Walking through the set pieces—there are usually about 25 up at a time—can be dissociating for Potter fans. The Ministry of Magic backs up to a corridor in Hogwarts, which runs into Dumbledore’s office. Trying to create a seamless, realistic flow of the space was one of the challenges for Electronic Arts, which made all of the video games to accompany the films.

“The filmmakers just don’t need that so we don’t know what comes next when you open a door or get to the end of a corridor,” said Jonathan Bunny, Producer of the EA game series, in an interview after the tour.

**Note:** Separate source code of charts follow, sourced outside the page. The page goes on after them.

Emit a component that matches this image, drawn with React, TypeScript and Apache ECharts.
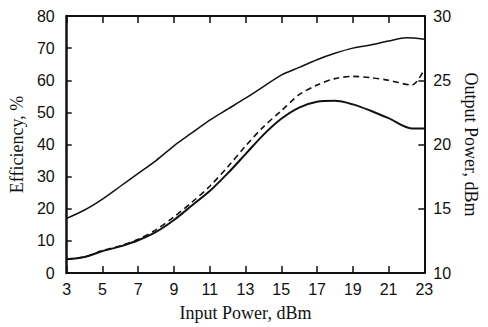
import React, { useEffect, useRef } from "react";
import * as echarts from "echarts";

const inputPower = [3, 4, 5, 6, 7, 8, 9, 10, 11, 12, 13, 14, 15, 16, 17, 18, 19, 20, 21, 22, 23];
// Output power, dBm (right axis)
const outputPower = [14.25, 14.9, 15.75, 16.75, 17.75, 18.75, 19.9, 20.9, 21.9, 22.75, 23.6, 24.5, 25.4, 26.0, 26.6, 27.1, 27.5, 27.75, 28.05, 28.3, 28.2];
// Efficiency, % (dashed) — x values include the dip point
const dashedX = [3, 4, 5, 6, 7, 8, 9, 10, 11, 12, 13, 14, 15, 16, 17, 18, 19, 20, 21, 22.3, 23];
const dashedEff = [4.3, 5.0, 7.0, 8.5, 10.5, 13.5, 17.5, 22, 27, 33, 39.5, 45.5, 50.5, 55.5, 58.5, 60.5, 61.2, 60.8, 60.0, 58.5, 63.5];
// Efficiency, % (lower solid)
const solidX = [3, 4, 5, 6, 7, 8, 9, 10, 11, 12, 13, 14, 15, 16, 17, 18, 19, 20, 21, 22.3, 23];
const solidEff = [4.3, 5.0, 6.8, 8.3, 10.2, 12.8, 16.5, 21, 25.5, 31, 37, 43, 48, 51.5, 53.3, 53.6, 52.5, 50.5, 48.2, 45.0, 45.0];

export default function App() {
  const ref = useRef<HTMLDivElement>(null);
  useEffect(() => {
    if (!ref.current) return;
    const chart = echarts.init(ref.current, null, { renderer: "svg" });
    const labelFont = { fontFamily: "Liberation Sans", fontSize: 16, color: "#111" };
    const nameFont = { fontFamily: "Liberation Serif", fontSize: 18, color: "#111" };
    const axisLine = { show: true, lineStyle: { color: "#111", width: 2 } };
    chart.setOption({
      animation: false,
      backgroundColor: "#fff",
      grid: { left: 66, right: 52, top: 16, bottom: 49 },
      xAxis: [
        {
          type: "value",
          min: 3,
          max: 23,
          interval: 2,
          position: "bottom",
          name: "Input Power, dBm",
          nameLocation: "middle",
          nameGap: 31,
          nameTextStyle: nameFont,
          axisLine,
          axisTick: { show: true, inside: true, length: 7, lineStyle: { color: "#111", width: 1.5 } },
          axisLabel: { ...labelFont, margin: 8 },
          splitLine: { show: false },
        },
        {
          type: "value",
          min: 3,
          max: 23,
          interval: 2,
          position: "top",
          axisLine,
          axisTick: { show: true, inside: true, length: 7, lineStyle: { color: "#111", width: 1.5 } },
          axisLabel: { show: false },
          splitLine: { show: false },
        },
      ],
      yAxis: [
        {
          type: "value",
          min: 0,
          max: 80,
          interval: 10,
          position: "left",
          name: "Efficiency, %",
          nameLocation: "middle",
          nameGap: 40,
          nameTextStyle: nameFont,
          axisLine: { show: true, lineStyle: { color: "#111", width: 2.5 } },
          axisTick: { show: true, inside: true, length: 5, lineStyle: { color: "#111", width: 1.5 } },
          axisLabel: { ...labelFont, margin: 12 },
          splitLine: { show: false },
        },
        {
          type: "value",
          min: 10,
          max: 30,
          interval: 5,
          position: "right",
          name: "Output Power, dBm",
          nameLocation: "middle",
          nameRotate: -90,
          nameGap: 33,
          nameTextStyle: nameFont,
          axisLine,
          axisTick: { show: true, inside: true, length: 6, lineStyle: { color: "#111", width: 1.5 } },
          axisLabel: { ...labelFont, margin: 9 },
          splitLine: { show: false },
        },
      ],
      series: [
        {
          type: "line",
          yAxisIndex: 1,
          data: inputPower.map((x, i) => [x, outputPower[i]]),
          smooth: 0.3,
          showSymbol: false,
          lineStyle: { color: "#111", width: 1.5 },
        },
        {
          type: "line",
          yAxisIndex: 0,
          data: dashedX.map((x, i) => [x, dashedEff[i]]),
          smooth: 0.3,
          showSymbol: false,
          lineStyle: { color: "#111", width: 1.6, type: [6, 4] },
        },
        {
          type: "line",
          yAxisIndex: 0,
          data: solidX.map((x, i) => [x, solidEff[i]]),
          smooth: 0.3,
          showSymbol: false,
          lineStyle: { color: "#111", width: 2 },
        },
      ],
    });
    return () => chart.dispose();
  }, []);
  return <div ref={ref} style={{ width: 488, height: 327, position: "absolute", left: 0, top: 0 }} />;
}
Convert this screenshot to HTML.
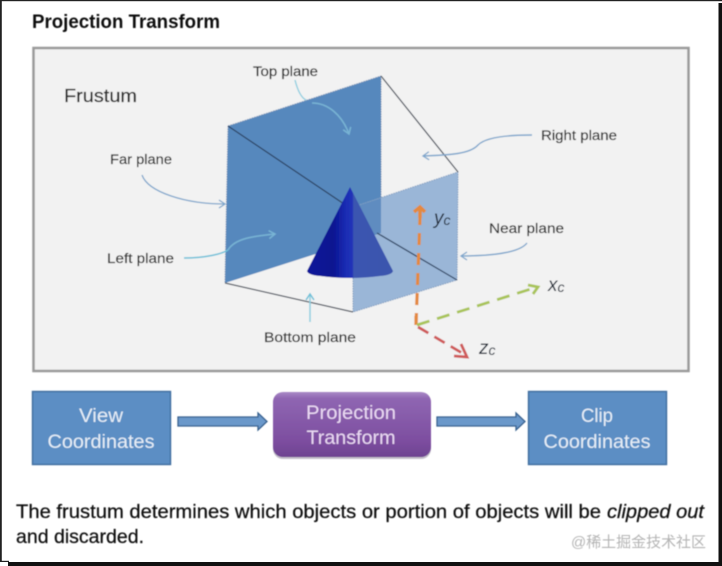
<!DOCTYPE html>
<html><head><meta charset="utf-8"><style>
html,body{margin:0;padding:0;background:#fff}
svg{display:block}
text{font-family:"Liberation Sans","Noto Sans CJK SC",sans-serif}
</style></head><body>
<svg width="722" height="566" viewBox="0 0 722 566" xmlns="http://www.w3.org/2000/svg">
<defs>
<linearGradient id="pur" x1="0" y1="0" x2="0" y2="1"><stop offset="0" stop-color="#a98ac6"/><stop offset=".1" stop-color="#8f66b2"/><stop offset=".75" stop-color="#7d4ea0"/><stop offset="1" stop-color="#6e4290"/></linearGradient>
<linearGradient id="cone" x1="0" y1="0" x2="1" y2="0"><stop offset="0" stop-color="#07129a"/><stop offset=".3" stop-color="#0a1490"/><stop offset=".45" stop-color="#1a2cb4"/><stop offset=".53" stop-color="#2234b8"/><stop offset=".54" stop-color="#3a55b0"/><stop offset="1" stop-color="#3b55ae"/></linearGradient>
<filter id="b" x="-5%" y="-5%" width="110%" height="110%"><feGaussianBlur stdDeviation="0.55"/></filter>
<marker id="a1" markerWidth="10" markerHeight="10" refX="8" refY="5" orient="auto" markerUnits="userSpaceOnUse"><path d="M2 1 L8 5 L2 9" fill="none" stroke="#7ea6cc" stroke-width="1.3"/></marker>
<marker id="a2" markerWidth="10" markerHeight="10" refX="8" refY="5" orient="auto" markerUnits="userSpaceOnUse"><path d="M2 1 L8 5 L2 9" fill="none" stroke="#6cc0d8" stroke-width="1.5"/></marker>
<marker id="a3" markerWidth="10" markerHeight="10" refX="8" refY="5" orient="auto" markerUnits="userSpaceOnUse"><path d="M2 1 L8 5 L2 9" fill="none" stroke="#78b4d4" stroke-width="1.5"/></marker>
</defs>
<rect width="722" height="566" fill="#fff"/>
<g filter="url(#b)">
<!-- panel -->
<rect x="33.5" y="48" width="655" height="323" fill="#f2f2f2" stroke="#9a9a9a" stroke-width="2.5"/>
<text x="32" y="28" font-size="19.5" font-weight="bold" fill="#111" textLength="188" lengthAdjust="spacingAndGlyphs">Projection Transform</text>
<text x="64" y="102" font-size="18" fill="#2c2c2c" stroke="#2c2c2c" stroke-width=".25" textLength="73" lengthAdjust="spacingAndGlyphs">Frustum</text>

<!-- frustum -->
<polygon points="228,126 381,76 381,233 225,283" fill="#5788bd"/>
<polygon points="353,207 458,172 457,280 353,312" fill="#9ab6d7"/>
<polygon points="353,207 381,198 381,233 353,242" fill="#5f8cc0"/>
<path d="M228,126 L381,76 M228,126 L225,283 M381,76 L381,198" fill="none" stroke="#6f8fb5" stroke-width="1" stroke-dasharray="1.5 1"/>
<path d="M353,207 L458,172 L457,280 L353,312 L353,240" fill="none" stroke="#7f9cc0" stroke-width="1" stroke-dasharray="1.5 1"/>
<path d="M381,76 L458,172 M225,283 L353,312" fill="none" stroke="#4f5560" stroke-width="1.3"/>
<path d="M228,126 L350,208" fill="none" stroke="#2b4363" stroke-width="1.3"/>
<path d="M377,233 L457,280" fill="none" stroke="#2f4564" stroke-width="1.3"/>

<!-- cone -->
<path d="M350,187 L307,271 Q308,275 320,276 Q350,280 380,276 Q392,275 393,271 Z" fill="url(#cone)"/>

<!-- labels -->
<g font-size="13.5" fill="#2e2e2e" stroke="#2e2e2e" stroke-width=".2">
<text x="253" y="76" textLength="65" lengthAdjust="spacingAndGlyphs">Top plane</text>
<text x="110" y="164" textLength="62" lengthAdjust="spacingAndGlyphs">Far plane</text>
<text x="107" y="263" textLength="67" lengthAdjust="spacingAndGlyphs">Left plane</text>
<text x="264" y="342" textLength="92" lengthAdjust="spacingAndGlyphs">Bottom plane</text>
<text x="541" y="140" textLength="76" lengthAdjust="spacingAndGlyphs">Right plane</text>
<text x="489" y="233" textLength="75" lengthAdjust="spacingAndGlyphs">Near plane</text>
</g>

<!-- callouts -->
<path d="M142,175 C148,192 185,204 225,204" fill="none" stroke="#7ea6cc" stroke-width="1.3" marker-end="url(#a1)"/>
<path d="M184,258 C205,258 222,254 228,250" fill="none" stroke="#6cc0d8" stroke-width="1.5"/>
<path d="M228,250 C235,238 255,236 275,234" fill="none" stroke="#78b4d4" stroke-width="1.5" marker-end="url(#a3)"/>
<path d="M295,80 C298,92 302,98 306,100" fill="none" stroke="#8fcfe0" stroke-width="1.4"/>
<path d="M312,103 C328,103 342,115 349,134" fill="none" stroke="#78b4d4" stroke-width="1.5" marker-end="url(#a3)"/>
<path d="M310,322 L310,294" fill="none" stroke="#8fcfe0" stroke-width="1.5" marker-end="url(#a2)"/>
<path d="M532,135 C505,135 485,138 478,145 C470,154 450,155 423,156" fill="none" stroke="#7ea6cc" stroke-width="1.4" marker-end="url(#a1)"/>
<path d="M527,243 C520,252 495,256 461,256" fill="none" stroke="#7ea6cc" stroke-width="1.4" marker-end="url(#a1)"/>

<!-- axes -->
<path d="M416,325 L420,218" fill="none" stroke="#e3893f" stroke-width="3.2" stroke-dasharray="12 8"/>
<path d="M416,325 L416,316" fill="none" stroke="#e3893f" stroke-width="3.2"/>
<path d="M414,212 L420,207 L425,212" fill="none" stroke="#e3893f" stroke-width="3.6"/>
<path d="M420,208 L420,218" stroke="#e3893f" stroke-width="3.6"/>
<path d="M417,325 L534,288" fill="none" stroke="#a9c45a" stroke-width="2.8" stroke-dasharray="13 8"/>
<path d="M528,285 L538,287 L533,294" fill="none" stroke="#a9c45a" stroke-width="2.8"/>
<path d="M418,327 L462,353" fill="none" stroke="#cf5a5a" stroke-width="2.8" stroke-dasharray="12 7"/>
<path d="M454,356 L467,357 L461,344" fill="none" stroke="#cf5a5a" stroke-width="2.8"/>
<g font-style="italic" font-size="19" fill="#1a2534">
<text x="434" y="224">y<tspan font-size="14" dy="1">c</tspan></text>
<text x="548" y="291">x<tspan font-size="14" dy="1">c</tspan></text>
<text x="479" y="354">z<tspan font-size="14" dy="1">c</tspan></text>
</g>

<!-- flow boxes -->
<rect x="32.5" y="391.5" width="138" height="73" fill="#5b8ec4" stroke="#3f6d9e" stroke-width="1.4"/>
<rect x="528.5" y="391.5" width="138" height="73" fill="#5b8ec4" stroke="#3f6d9e" stroke-width="1.4"/>
<rect x="273" y="393" width="158" height="66" rx="10" fill="#a9a3b2" opacity=".7"/>
<rect x="273" y="392" width="158" height="65" rx="10" fill="url(#pur)"/>
<g font-size="19.5" fill="#e6eef7" text-anchor="middle">
<text x="101" y="422" textLength="44" lengthAdjust="spacingAndGlyphs">View</text>
<text x="101" y="448" textLength="107" lengthAdjust="spacingAndGlyphs">Coordinates</text>
<text x="597" y="422" textLength="32" lengthAdjust="spacingAndGlyphs">Clip</text>
<text x="597" y="448" textLength="107" lengthAdjust="spacingAndGlyphs">Coordinates</text>
<text x="351" y="419" fill="#ead9f3" textLength="90" lengthAdjust="spacingAndGlyphs">Projection</text>
<text x="351" y="444" fill="#ead9f3" textLength="89" lengthAdjust="spacingAndGlyphs">Transform</text>
</g>
<polygon points="178,417 258,417 258,413 267,421.5 258,430 258,426 178,426" fill="#6a98ca" stroke="#37618f" stroke-width="1.3"/>
<polygon points="437,417 516,417 516,413 525,421.5 516,430 516,426 437,426" fill="#6a98ca" stroke="#37618f" stroke-width="1.3"/>

<!-- caption -->
<g font-size="19.5" fill="#111" stroke="#111" stroke-width=".25">
<text x="16" y="518" textLength="585" lengthAdjust="spacingAndGlyphs">The frustum determines which objects or portion of objects will be</text>
<text x="607" y="518" font-style="italic" textLength="97" lengthAdjust="spacingAndGlyphs">clipped out</text>
<text x="16" y="543" textLength="128" lengthAdjust="spacingAndGlyphs">and discarded.</text>
</g>
<text x="571" y="547" font-size="15" fill="#b4b4b4" textLength="135" lengthAdjust="spacingAndGlyphs">@稀土掘金技术社区</text>
</g>

<!-- outer frame -->
<rect x="0" y="0" width="722" height="1.2" fill="#222"/>
<rect x="0" y="0" width="1.8" height="562" fill="#222"/>
<rect x="0" y="560.8" width="9" height="1.2" fill="#222"/>
<rect x="718.5" y="3" width="3.5" height="563" fill="#111"/>
<rect x="8" y="562" width="714" height="4" fill="#111"/>
<rect x="0" y="562" width="8" height="4" fill="#fff"/>
</svg>
</body></html>
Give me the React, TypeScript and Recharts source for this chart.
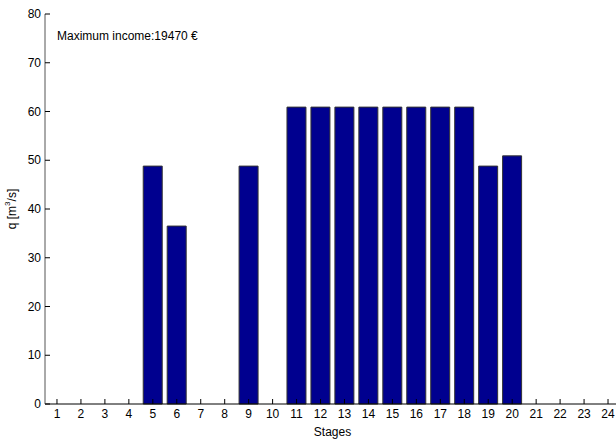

The Great Hall piece seemed to be the only permanent structure—and it was as gothic and breathtaking as it is in the films. The heavy hand-made doors are massive and actually gold leafed. The floors are made of real stone from York because the designers knew that other sets would be built inside the massive Hall like Russian dolls, requiring the floors to bear a lot of weight.

Dumbledore’s office is the claustrophobic, bookish space you’d expect it to be. The portraits on the walls are all hand-painted, except for three bright green canvases in old frames. Actors would later be edited in on green scene, explained on the guide, to create the effect of a "live" animated painting that you see in the films.

Painstaking work was done on the smallest of set pieces. Longhaired artists in jeans hand-painted the bricks in the Ministry of Magic as we passed through.

In a room set up as a camp for wizardry students in a dank basement at Hogwarts, the sleeping bags were emblazoned with the Hogwarts crest; Old magazines and books were printed with realistic headlines the pertained to the plot, like “Muggle Murders on the Rise.”

The conversations that happen among the producers and set builders can sometimes be hysterical because of the level of detail, said producer David Haymen.

“You are approaching everything as a reality, because it’s got to be real to an audience. So you have these conversations about the motivation of a Grindylow or what is a dragon thinking,” Heyman said, mentioning he was on the way to a meeting about giants that day. “You’re having these conversations that anyone outside of these walls out think you are completely bonkers,” he laughed.

But part of the challenge and excitement of the last films is that the action takes place outside of Hogwarts. This also creates an opportunity for the filmmakers.

“We’re excited about this story because it's Harry out in the wild—it’s Harry out of Hogwarts and he doesn’t have to obey the rules of being in school,” said Haymen. “And with Deathly Hallows, it’s jam pack with action—it's scene after scene after scene.”